Incorrect result of ptx code

I write a simple kernel to calculate multiplication and addition between 64bit unsigned integers.
When some of the operands located in local array, different way of declaration will cause different calculation result when compiled with -O3 optimization level.
uint64_t data[4]; //Wrong result when compiled with -O3
uint64_t data[4] = {}; //Correct result when compiled with -O3

Both case are correct when compiled in debug mode.
Yes, as you see, I don’t initialize values in the data array.
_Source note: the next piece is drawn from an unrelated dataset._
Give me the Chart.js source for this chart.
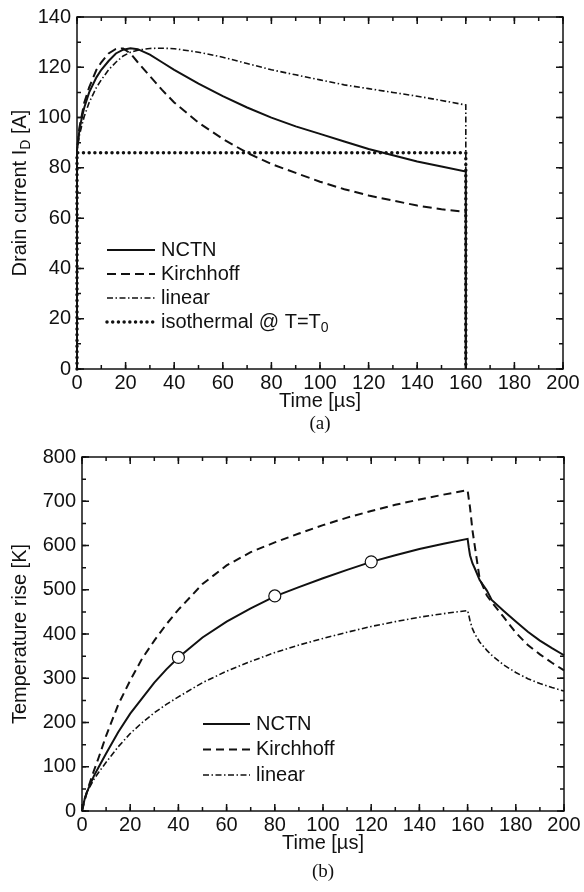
<!DOCTYPE html>
<html>
<head>
<meta charset="utf-8">
<script src="https://cdn.jsdelivr.net/npm/chart.js@4.4.1/dist/chart.umd.min.js"></script>
<style>
  body { margin: 0; background: #fff; }
  #wrap { position: relative; width: 584px; height: 892px; }
  canvas { position: absolute; left: 0; }
  .cap { position: absolute; width: 60px; text-align: center; font-family: 'Liberation Serif', serif; font-size: 19px; color: #111; }
</style>
</head>
<body>
<div id="wrap">
  <canvas id="chartA" width="584" height="440" style="top:0"></canvas>
  <canvas id="chartB" width="584" height="452" style="top:440px"></canvas>
  <div class="cap" style="left:290px; top:412px">(a)</div>
  <div class="cap" style="left:293px; top:860px">(b)</div>
</div>
<script>
/* (a) drain current */
const timeA = [0, 0, 1, 2, 3, 5, 8, 10, 13, 16, 19, 22, 25, 30, 35, 40, 50, 60, 70, 80, 90, 100, 110, 120, 130, 140, 150, 160, 160]
const nctnA = [0, 87, 95, 100, 104, 110, 116, 119, 122.5, 125.5, 127, 127.6, 127.2, 125, 122, 119, 113.5, 108.5, 104, 100, 96.5, 93.5, 90.5, 87.5, 85, 82.5, 80.5, 78.5, 0]
const kirchA = [0, 87, 96, 101, 106, 112, 119, 122, 125.5, 127.3, 127.5, 125.5, 122, 116.5, 111, 106, 98, 91.5, 86, 81.5, 78, 74.5, 71.5, 69, 67, 65, 63.5, 62.5, 0]
const linearA = [0, 87, 93, 97, 100.5, 106, 112, 115, 119, 122, 124.5, 126, 126.8, 127.5, 127.6, 127.4, 126, 124, 121.5, 119, 117, 115, 113, 111.5, 110, 108.5, 106.8, 105, 0]
const isoTimeA = [0, 0, 160, 160]
const isoA = [0, 86, 86, 0]

/* (b) temperature rise */
const timeB = [0, 1, 2, 3, 5, 7, 10, 15, 20, 25, 30, 35, 40, 50, 60, 70, 80, 90, 100, 110, 120, 130, 140, 150, 160, 160.5, 161, 162, 163, 165, 168, 170, 175, 180, 185, 190, 195, 200]
const nctnB = [0, 25, 42, 55, 80, 100, 130, 178, 220, 255, 290, 320, 347, 392, 428, 458, 485, 506, 526, 545, 563, 578, 592, 604, 615, 595, 578, 560, 548, 522, 498, 477, 452, 428, 405, 385, 368, 352]
const kirchB = [0, 22, 42, 60, 92, 122, 170, 240, 295, 345, 385, 422, 455, 513, 555, 585, 607, 627, 646, 663, 678, 692, 704, 715, 725, 705, 686, 635, 598, 525, 487, 472, 438, 403, 375, 354, 335, 318]
const linearB = [0, 28, 42, 52, 72, 88, 110, 145, 175, 200, 222, 241, 258, 290, 316, 338, 358, 375, 390, 404, 417, 428, 438, 446, 453, 442, 430, 412, 400, 382, 363, 352, 330, 313, 299, 288, 279, 271]
const markT = [40, 80, 120]
const markB = [347, 486, 563]

const black = '#111'
const sans = "'Liberation Sans', Arial, sans-serif"

const series = (t, v) => t.map((x, i) => ({ x, y: v[i] }))

const lineStyle = (label, data, extra) => Object.assign({
	label,
	data,
	borderColor: black,
	borderWidth: 2,
	pointRadius: 0,
	tension: 0,
	fill: false,
	clip: 6
}, extra)

// draws text pieces, second element true means subscript
const drawRich = (ctx, parts, x, y, size) => {
	let cx = x
	parts.forEach(([txt, sub]) => {
		ctx.font = `${sub ? size * 0.7 : size}px ${sans}`
		ctx.fillText(txt, cx, sub ? y + size * 0.3 : y)
		cx += ctx.measureText(txt).width
	})
	return cx - x
}
const richWidth = (ctx, parts, size) => parts.reduce((w, [txt, sub]) => {
	ctx.font = `${sub ? size * 0.7 : size}px ${sans}`
	return w + ctx.measureText(txt).width
}, 0)

const frameTicks = {
	id: 'frameTicks',
	afterDraw(chart, args, opts) {
		const { ctx, chartArea: a, scales: { x, y } } = chart
		ctx.save()
		ctx.strokeStyle = black
		ctx.lineWidth = 1.5
		ctx.strokeRect(a.left, a.top, a.right - a.left, a.bottom - a.top)
		const tick = (scale, step, len, horiz) => {
			for (let v = scale.min; v <= scale.max + 1e-9; v += step) {
				const p = scale.getPixelForValue(v)
				ctx.beginPath()
				if (horiz) {
					ctx.moveTo(p, a.bottom); ctx.lineTo(p, a.bottom - len)
					ctx.moveTo(p, a.top); ctx.lineTo(p, a.top + len)
				} else {
					ctx.moveTo(a.left, p); ctx.lineTo(a.left + len, p)
					ctx.moveTo(a.right, p); ctx.lineTo(a.right - len, p)
				}
				ctx.stroke()
			}
		}
		tick(x, opts.xMinor, 4, true)
		tick(x, opts.xMajor, 7, true)
		tick(y, opts.yMinor, 4, false)
		tick(y, opts.yMajor, 7, false)
		ctx.restore()
	}
}

const innerLegend = {
	id: 'innerLegend',
	afterDatasetsDraw(chart, args, opts) {
		const { ctx } = chart
		ctx.save()
		ctx.textBaseline = 'middle'
		ctx.fillStyle = black
		ctx.strokeStyle = black
		opts.items.forEach((item, row) => {
			const ds = chart.data.datasets[item.index]
			const y = opts.y + row * opts.gap
			ctx.beginPath()
			ctx.lineWidth = ds.borderWidth
			ctx.setLineDash(ds.borderDash || [])
			ctx.lineCap = ds.borderCapStyle || 'butt'
			ctx.moveTo(opts.x, y)
			ctx.lineTo(opts.x + opts.len, y)
			ctx.stroke()
			ctx.setLineDash([])
			drawRich(ctx, item.parts, opts.x + opts.len + 6, y, 20)
		})
		ctx.restore()
	}
}

const yTitle = {
	id: 'yTitle',
	afterDraw(chart, args, opts) {
		const { ctx, chartArea: a } = chart
		ctx.save()
		ctx.translate(opts.x, (a.top + a.bottom) / 2)
		ctx.rotate(-Math.PI / 2)
		ctx.fillStyle = black
		ctx.textBaseline = 'middle'
		const w = richWidth(ctx, opts.parts, 20)
		drawRich(ctx, opts.parts, -w / 2, 0, 20)
		ctx.restore()
	}
}

const xScale = (h) => ({
	type: 'linear',
	min: 0,
	max: 200,
	afterFit: (s) => { s.height = h },
	grid: { display: false, drawTicks: false },
	border: { display: false },
	ticks: { stepSize: 20, padding: 3, color: black, maxRotation: 0, autoSkip: false, font: { family: sans, size: 20, lineHeight: 1.1 } },
	title: { display: true, text: 'Time [µs]', color: black, padding: 0, font: { family: sans, size: 20 } }
})
const yScale = (w, max, step) => ({
	type: 'linear',
	min: 0,
	max,
	afterFit: (s) => { s.width = w },
	grid: { display: false, drawTicks: false },
	border: { display: false },
	ticks: { stepSize: step, padding: 6, color: black, autoSkip: false, font: { family: sans, size: 20, lineHeight: 1.1 } }
})

const dashDot = [6, 2.5, 1.5, 2.5]

new Chart('chartA', {
	type: 'line',
	data: {
		datasets: [
			lineStyle('NCTN', series(timeA, nctnA), { borderWidth: 2 }),
			lineStyle('Kirchhoff', series(timeA, kirchA), { borderDash: [9, 5] }),
			lineStyle('linear', series(timeA, linearA), { borderDash: dashDot, borderWidth: 1.6 }),
			lineStyle('isothermal @ T=T0', series(isoTimeA, isoA), { borderDash: [0.01, 5.7], borderCapStyle: 'round', borderWidth: 3.5 })
		]
	},
	options: {
		responsive: false,
		animation: false,
		devicePixelRatio: 1,
		layout: { padding: { left: 0, right: 21, top: 12, bottom: 27 } },
		plugins: {
			legend: { display: false },
			tooltip: { enabled: false },
			frameTicks: { xMajor: 20, xMinor: 10, yMajor: 20, yMinor: 10 },
			innerLegend: {
				x: 107, y: 250, gap: 24, len: 48,
				items: [
					{ index: 0, parts: [['NCTN']] },
					{ index: 1, parts: [['Kirchhoff']] },
					{ index: 2, parts: [['linear']] },
					{ index: 3, parts: [['isothermal @ T=T'], ['0', true]] }
				]
			},
			yTitle: { x: 20, parts: [['Drain current I'], ['D', true], [' [A]']] }
		},
		scales: { x: xScale(44), y: yScale(77, 140, 20) }
	},
	plugins: [frameTicks, innerLegend, yTitle]
})

new Chart('chartB', {
	type: 'line',
	data: {
		datasets: [
			lineStyle('markers', series(markT, markB), { showLine: false, pointRadius: 6, pointBackgroundColor: '#fff', pointBorderColor: black, pointBorderWidth: 1.2 }),
			lineStyle('NCTN', series(timeB, nctnB), { borderWidth: 2 }),
			lineStyle('Kirchhoff', series(timeB, kirchB), { borderDash: [8, 5] }),
			lineStyle('linear', series(timeB, linearB), { borderDash: dashDot, borderWidth: 1.6 })
		]
	},
	options: {
		responsive: false,
		animation: false,
		devicePixelRatio: 1,
		layout: { padding: { left: 0, right: 20, top: 16, bottom: 37 } },
		plugins: {
			legend: { display: false },
			tooltip: { enabled: false },
			frameTicks: { xMajor: 20, xMinor: 10, yMajor: 100, yMinor: 50 },
			innerLegend: {
				x: 203, y: 284, gap: 25.5, len: 47,
				items: [
					{ index: 1, parts: [['NCTN']] },
					{ index: 2, parts: [['Kirchhoff']] },
					{ index: 3, parts: [['linear']] }
				]
			},
			yTitle: { x: 20, parts: [['Temperature rise [K]']] }
		},
		scales: { x: xScale(44), y: yScale(82, 800, 100) }
	},
	plugins: [frameTicks, innerLegend, yTitle]
})
</script>
</body>
</html>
But it doesn’t matter.
No matter what value passed to my ptx code like below

//Return a * b + c + carry and store carry in parameter carry.
__device__ uint64_t mac(const uint64_t &a, const uint64_t &b, const uint64_t &c, uint64_t &carry) {
uint64_t hi, lo;
asm(“mad.lo.cc.u64 %0, %2, %3, %4;\n\t”
“madc.hi.u64 %1, %2, %3, 0;\n\t”
“add.cc.u64 %0, %0, %5;\n\t”
“addc.u64 %1, %1, 0;\n\t”
:“=l”(lo), “=l”(hi):“l”(a), “l”(b), “l”(c), “l”(carry));
carry = hi;
return lo;
}

the result should be consistent with the input.
However, I can’t get correct result in most time. For example:
1 * 1 + 0 + 0 = 1 with carry 0 //Correct
2 * 2 + 0 + 0 = 72054020625137668 with carry 0 //Wrong
3 * 3 + 0 + 0 = 72054020625137673 with carry 0 //Wrong
All the third operands come from the local array data.

The example code has been updated to github. GitHub - tickinbuaa/cuda-error-report: Example of compiler error
I tested the code with cuda toolkit 11.7 and gtx 2080ti.

Any response?

Could you please track us a bug ticket following the guide in pinned topic Getting Help with CUDA NVCC Compiler . We will take a look soon . Thanks.